Electric Universe by David Bodanis (Random House, $14). I’ve been on a war and technology kick lately. My wife’s sister sent me his amazing book, which I have since given to many people. It traces the history of electricity—from primitive man wondering about those flashes in the sky to computers. Believe it or not, it’s a page-turner.

The Power Makers by Maury Klein (Bloomsbury, $30). A book that impressively chronicles the birth and development of steam and electricity and how they created modern America.

The Last Lion by William Manchester (Delta, $23 per volume). This is a two-volume biography of Winston Churchill that my wife is reading. But she reads it to me at night, so I think it counts. Manchester is such an incredible writer that I’ve started reading it aloud to her also.

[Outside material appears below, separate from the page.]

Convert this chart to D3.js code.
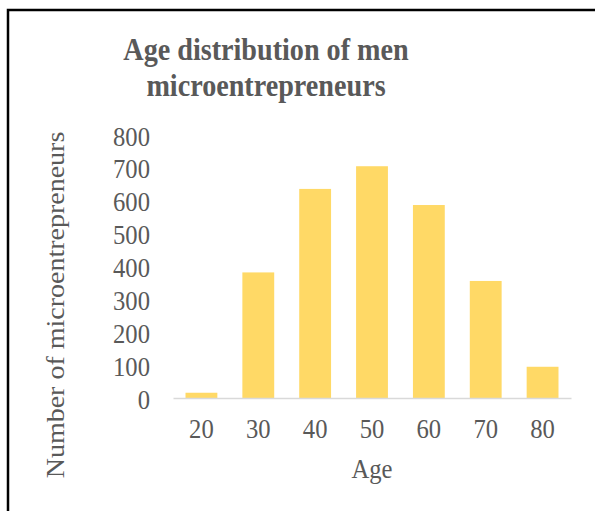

American Caesar by William Manchester (Back Bay, $18) Gen. Douglas MacArthur was an amazing man and one of the most controversial figures in American military history. Manchester fully captures this captivating character as well as a fascinating time in America.  

The Willow Field by William Kittredge (Knopf, $26). I easily deem this 20th-century epic Western as one of my favorites. The book chronicles the life and times of Rossie Benasco, the son of a Reno, Nev., casino boss. Rossie’s decision to leave home to become a ranch hand leads him on many life adventures.

We Pointed Them North by E.C. “Teddy Blue” Abbott (Univ. of Oklahoma, $20). This is a brilliant cowboy memoir. Abbott grew up in Nebraska and eventually settled in Montana during the late 1800s. In the 1930s, he told his stories to Helena Huntington Smith, who captured his life in print before his generation had passed.